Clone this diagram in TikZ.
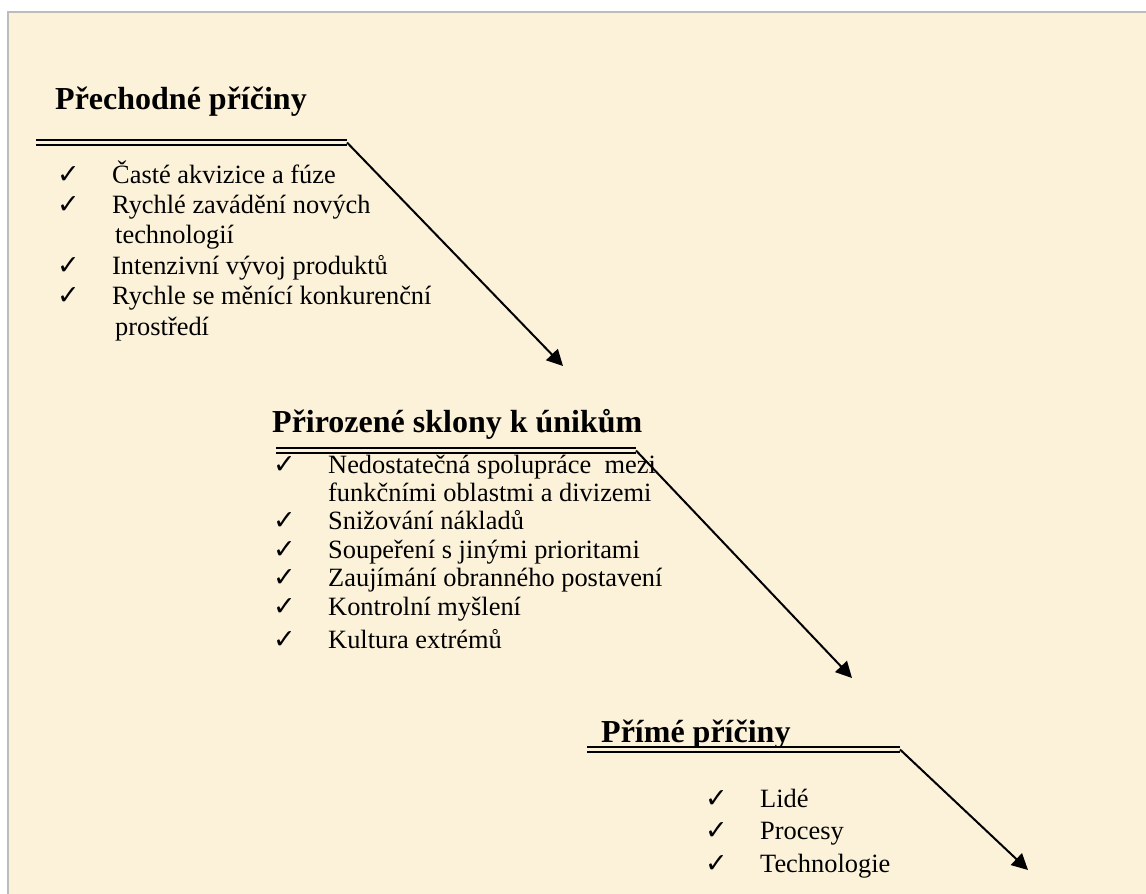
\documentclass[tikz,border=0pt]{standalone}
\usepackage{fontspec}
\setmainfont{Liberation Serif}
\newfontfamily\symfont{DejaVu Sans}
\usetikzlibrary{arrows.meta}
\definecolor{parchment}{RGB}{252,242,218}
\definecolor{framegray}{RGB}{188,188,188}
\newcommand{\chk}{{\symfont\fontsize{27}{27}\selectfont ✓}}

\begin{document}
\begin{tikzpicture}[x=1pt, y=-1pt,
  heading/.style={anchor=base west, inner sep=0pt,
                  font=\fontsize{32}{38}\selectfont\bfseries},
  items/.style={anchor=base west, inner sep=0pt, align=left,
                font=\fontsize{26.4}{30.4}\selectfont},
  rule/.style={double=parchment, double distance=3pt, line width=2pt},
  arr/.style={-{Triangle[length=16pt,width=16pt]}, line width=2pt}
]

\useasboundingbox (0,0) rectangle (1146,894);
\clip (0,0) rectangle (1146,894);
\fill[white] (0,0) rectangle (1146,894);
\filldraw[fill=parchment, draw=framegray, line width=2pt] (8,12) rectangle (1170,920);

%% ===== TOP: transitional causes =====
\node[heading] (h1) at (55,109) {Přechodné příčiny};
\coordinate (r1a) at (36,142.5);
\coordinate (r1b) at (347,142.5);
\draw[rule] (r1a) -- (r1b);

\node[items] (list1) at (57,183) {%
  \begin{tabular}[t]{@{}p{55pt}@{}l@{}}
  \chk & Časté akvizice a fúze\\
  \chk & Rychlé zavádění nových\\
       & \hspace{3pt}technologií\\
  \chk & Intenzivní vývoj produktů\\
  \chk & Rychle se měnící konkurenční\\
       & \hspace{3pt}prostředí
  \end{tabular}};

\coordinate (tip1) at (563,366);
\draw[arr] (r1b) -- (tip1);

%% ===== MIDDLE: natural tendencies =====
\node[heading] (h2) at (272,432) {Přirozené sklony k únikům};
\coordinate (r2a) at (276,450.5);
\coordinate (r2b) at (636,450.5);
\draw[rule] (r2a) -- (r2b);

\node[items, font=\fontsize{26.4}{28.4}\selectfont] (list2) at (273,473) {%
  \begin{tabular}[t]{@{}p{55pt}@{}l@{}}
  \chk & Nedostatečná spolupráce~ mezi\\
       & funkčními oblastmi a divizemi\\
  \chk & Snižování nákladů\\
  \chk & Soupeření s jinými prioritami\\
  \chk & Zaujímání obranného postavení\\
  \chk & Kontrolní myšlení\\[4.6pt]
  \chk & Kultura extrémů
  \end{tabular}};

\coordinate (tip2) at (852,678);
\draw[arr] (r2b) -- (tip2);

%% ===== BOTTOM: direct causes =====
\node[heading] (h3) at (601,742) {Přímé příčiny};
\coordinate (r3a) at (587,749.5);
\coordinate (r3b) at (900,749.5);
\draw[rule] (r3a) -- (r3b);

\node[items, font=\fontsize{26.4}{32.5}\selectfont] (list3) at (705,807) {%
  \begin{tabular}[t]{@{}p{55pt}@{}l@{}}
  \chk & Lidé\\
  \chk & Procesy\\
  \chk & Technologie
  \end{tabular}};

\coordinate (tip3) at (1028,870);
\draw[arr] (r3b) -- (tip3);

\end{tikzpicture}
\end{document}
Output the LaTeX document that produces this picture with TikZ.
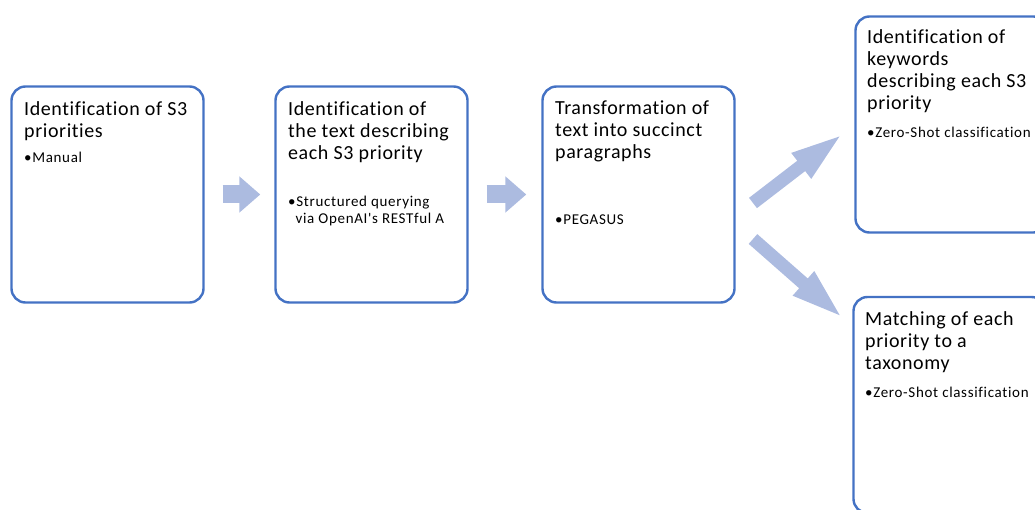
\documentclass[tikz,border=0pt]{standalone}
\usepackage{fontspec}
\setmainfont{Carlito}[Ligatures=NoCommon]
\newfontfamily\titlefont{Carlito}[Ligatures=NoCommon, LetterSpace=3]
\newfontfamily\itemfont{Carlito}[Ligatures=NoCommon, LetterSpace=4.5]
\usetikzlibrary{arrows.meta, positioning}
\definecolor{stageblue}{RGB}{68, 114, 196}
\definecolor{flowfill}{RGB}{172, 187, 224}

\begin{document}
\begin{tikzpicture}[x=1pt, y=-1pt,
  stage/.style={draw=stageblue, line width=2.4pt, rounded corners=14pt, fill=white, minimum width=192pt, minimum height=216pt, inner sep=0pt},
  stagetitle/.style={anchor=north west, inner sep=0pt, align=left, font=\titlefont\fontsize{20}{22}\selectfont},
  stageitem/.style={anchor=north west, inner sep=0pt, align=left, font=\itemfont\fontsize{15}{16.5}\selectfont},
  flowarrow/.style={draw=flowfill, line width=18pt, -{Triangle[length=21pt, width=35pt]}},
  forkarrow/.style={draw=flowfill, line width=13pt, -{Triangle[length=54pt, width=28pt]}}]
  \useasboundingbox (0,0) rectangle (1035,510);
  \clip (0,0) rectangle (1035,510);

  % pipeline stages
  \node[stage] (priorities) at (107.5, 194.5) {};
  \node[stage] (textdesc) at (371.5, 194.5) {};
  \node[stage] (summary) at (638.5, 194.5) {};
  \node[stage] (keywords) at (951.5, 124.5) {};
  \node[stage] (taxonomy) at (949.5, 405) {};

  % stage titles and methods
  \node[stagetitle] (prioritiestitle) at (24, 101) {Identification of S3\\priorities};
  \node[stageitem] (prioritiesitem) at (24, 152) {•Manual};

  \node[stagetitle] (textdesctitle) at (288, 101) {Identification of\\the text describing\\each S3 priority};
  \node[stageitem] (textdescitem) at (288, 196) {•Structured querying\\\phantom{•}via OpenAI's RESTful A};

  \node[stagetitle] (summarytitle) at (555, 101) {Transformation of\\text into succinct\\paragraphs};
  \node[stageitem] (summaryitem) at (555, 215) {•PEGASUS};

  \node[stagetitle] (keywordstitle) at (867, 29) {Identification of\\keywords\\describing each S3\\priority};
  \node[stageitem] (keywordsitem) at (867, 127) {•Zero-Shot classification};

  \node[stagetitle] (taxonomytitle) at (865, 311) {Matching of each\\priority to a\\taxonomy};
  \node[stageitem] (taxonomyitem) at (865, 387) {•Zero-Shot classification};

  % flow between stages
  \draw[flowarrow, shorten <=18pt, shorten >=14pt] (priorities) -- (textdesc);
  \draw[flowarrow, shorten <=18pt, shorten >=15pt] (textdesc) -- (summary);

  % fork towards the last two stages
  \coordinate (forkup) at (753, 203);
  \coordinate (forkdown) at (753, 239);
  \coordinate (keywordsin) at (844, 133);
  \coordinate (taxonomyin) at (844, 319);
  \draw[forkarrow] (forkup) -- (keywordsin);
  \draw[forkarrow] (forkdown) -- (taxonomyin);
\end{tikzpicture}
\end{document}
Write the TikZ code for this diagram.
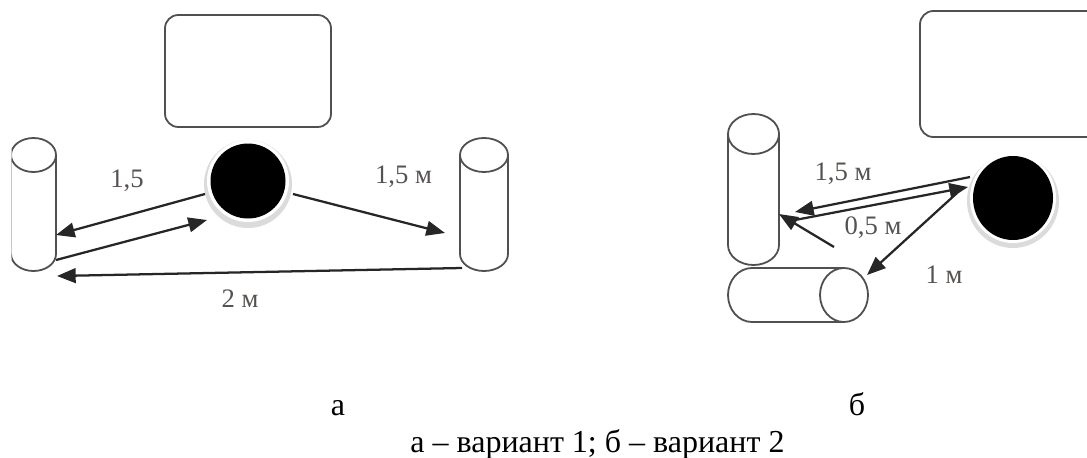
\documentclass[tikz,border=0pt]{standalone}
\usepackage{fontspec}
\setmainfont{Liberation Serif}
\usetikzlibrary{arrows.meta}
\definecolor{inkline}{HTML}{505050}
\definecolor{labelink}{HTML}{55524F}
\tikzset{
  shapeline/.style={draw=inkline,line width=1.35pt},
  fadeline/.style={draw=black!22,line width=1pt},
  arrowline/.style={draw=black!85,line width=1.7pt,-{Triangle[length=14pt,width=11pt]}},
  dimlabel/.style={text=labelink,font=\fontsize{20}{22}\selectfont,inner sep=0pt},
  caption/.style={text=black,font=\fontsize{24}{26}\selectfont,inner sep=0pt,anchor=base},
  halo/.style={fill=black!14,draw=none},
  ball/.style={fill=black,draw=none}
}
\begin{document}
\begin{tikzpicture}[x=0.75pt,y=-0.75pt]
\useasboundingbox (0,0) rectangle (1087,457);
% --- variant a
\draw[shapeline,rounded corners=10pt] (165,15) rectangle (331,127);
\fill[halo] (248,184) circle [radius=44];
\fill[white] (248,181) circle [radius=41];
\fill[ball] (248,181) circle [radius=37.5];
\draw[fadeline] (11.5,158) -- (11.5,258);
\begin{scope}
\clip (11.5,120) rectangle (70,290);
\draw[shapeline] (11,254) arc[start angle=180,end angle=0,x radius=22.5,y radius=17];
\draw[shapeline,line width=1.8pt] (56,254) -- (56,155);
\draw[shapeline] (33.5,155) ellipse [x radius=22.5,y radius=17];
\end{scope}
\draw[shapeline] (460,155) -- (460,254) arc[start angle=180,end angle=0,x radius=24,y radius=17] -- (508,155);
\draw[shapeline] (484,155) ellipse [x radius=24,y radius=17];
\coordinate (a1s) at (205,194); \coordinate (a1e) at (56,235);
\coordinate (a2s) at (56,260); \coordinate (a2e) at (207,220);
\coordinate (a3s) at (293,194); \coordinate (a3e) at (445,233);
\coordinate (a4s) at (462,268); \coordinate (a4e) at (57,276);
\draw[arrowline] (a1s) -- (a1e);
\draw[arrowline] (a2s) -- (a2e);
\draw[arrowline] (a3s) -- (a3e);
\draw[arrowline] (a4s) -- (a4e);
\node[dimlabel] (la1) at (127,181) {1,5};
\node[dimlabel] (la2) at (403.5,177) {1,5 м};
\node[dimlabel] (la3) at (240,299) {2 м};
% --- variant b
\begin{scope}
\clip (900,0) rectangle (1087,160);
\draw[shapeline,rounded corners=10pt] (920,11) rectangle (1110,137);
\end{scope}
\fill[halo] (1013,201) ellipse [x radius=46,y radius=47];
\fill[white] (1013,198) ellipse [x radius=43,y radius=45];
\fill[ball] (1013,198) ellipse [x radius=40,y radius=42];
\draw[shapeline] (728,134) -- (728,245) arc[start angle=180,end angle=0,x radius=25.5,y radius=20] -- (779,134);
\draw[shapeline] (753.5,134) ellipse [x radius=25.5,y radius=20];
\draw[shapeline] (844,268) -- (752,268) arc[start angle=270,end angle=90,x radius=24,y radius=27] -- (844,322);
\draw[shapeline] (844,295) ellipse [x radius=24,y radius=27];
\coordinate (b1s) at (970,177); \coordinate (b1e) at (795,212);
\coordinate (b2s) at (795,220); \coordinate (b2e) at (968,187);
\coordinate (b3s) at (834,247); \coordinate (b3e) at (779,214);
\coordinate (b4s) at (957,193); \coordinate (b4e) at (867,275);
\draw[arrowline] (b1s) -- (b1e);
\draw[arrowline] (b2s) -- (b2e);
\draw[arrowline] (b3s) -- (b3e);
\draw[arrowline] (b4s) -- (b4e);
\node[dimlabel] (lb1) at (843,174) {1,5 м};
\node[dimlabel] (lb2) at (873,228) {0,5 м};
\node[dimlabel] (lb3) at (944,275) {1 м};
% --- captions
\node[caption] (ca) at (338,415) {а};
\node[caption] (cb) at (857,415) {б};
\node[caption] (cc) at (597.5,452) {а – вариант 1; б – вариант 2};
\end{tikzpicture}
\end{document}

◆ ◆ ◆ ◆ ◆ ◆ ◆

• Problem: With all pictures left out, please transcribe exactly the lines from the start of the material through the line with "(r1a) -- (r1b);".

• Exercise result:
Clone this diagram in TikZ.
\documentclass[tikz,border=0pt]{standalone}
\usepackage{fontspec}
\setmainfont{Liberation Serif}
\newfontfamily\symfont{DejaVu Sans}
\usetikzlibrary{arrows.meta}
\definecolor{parchment}{RGB}{252,242,218}
\definecolor{framegray}{RGB}{188,188,188}
\newcommand{\chk}{{\symfont\fontsize{27}{27}\selectfont ✓}}

\begin{document}
\begin{tikzpicture}[x=1pt, y=-1pt,
  heading/.style={anchor=base west, inner sep=0pt,
                  font=\fontsize{32}{38}\selectfont\bfseries},
  items/.style={anchor=base west, inner sep=0pt, align=left,
                font=\fontsize{26.4}{30.4}\selectfont},
  rule/.style={double=parchment, double distance=3pt, line width=2pt},
  arr/.style={-{Triangle[length=16pt,width=16pt]}, line width=2pt}
]

\useasboundingbox (0,0) rectangle (1146,894);
\clip (0,0) rectangle (1146,894);
\fill[white] (0,0) rectangle (1146,894);
\filldraw[fill=parchment, draw=framegray, line width=2pt] (8,12) rectangle (1170,920);

%% ===== TOP: transitional causes =====
\node[heading] (h1) at (55,109) {Přechodné příčiny};
\coordinate (r1a) at (36,142.5);
\coordinate (r1b) at (347,142.5);
\draw[rule] (r1a) -- (r1b);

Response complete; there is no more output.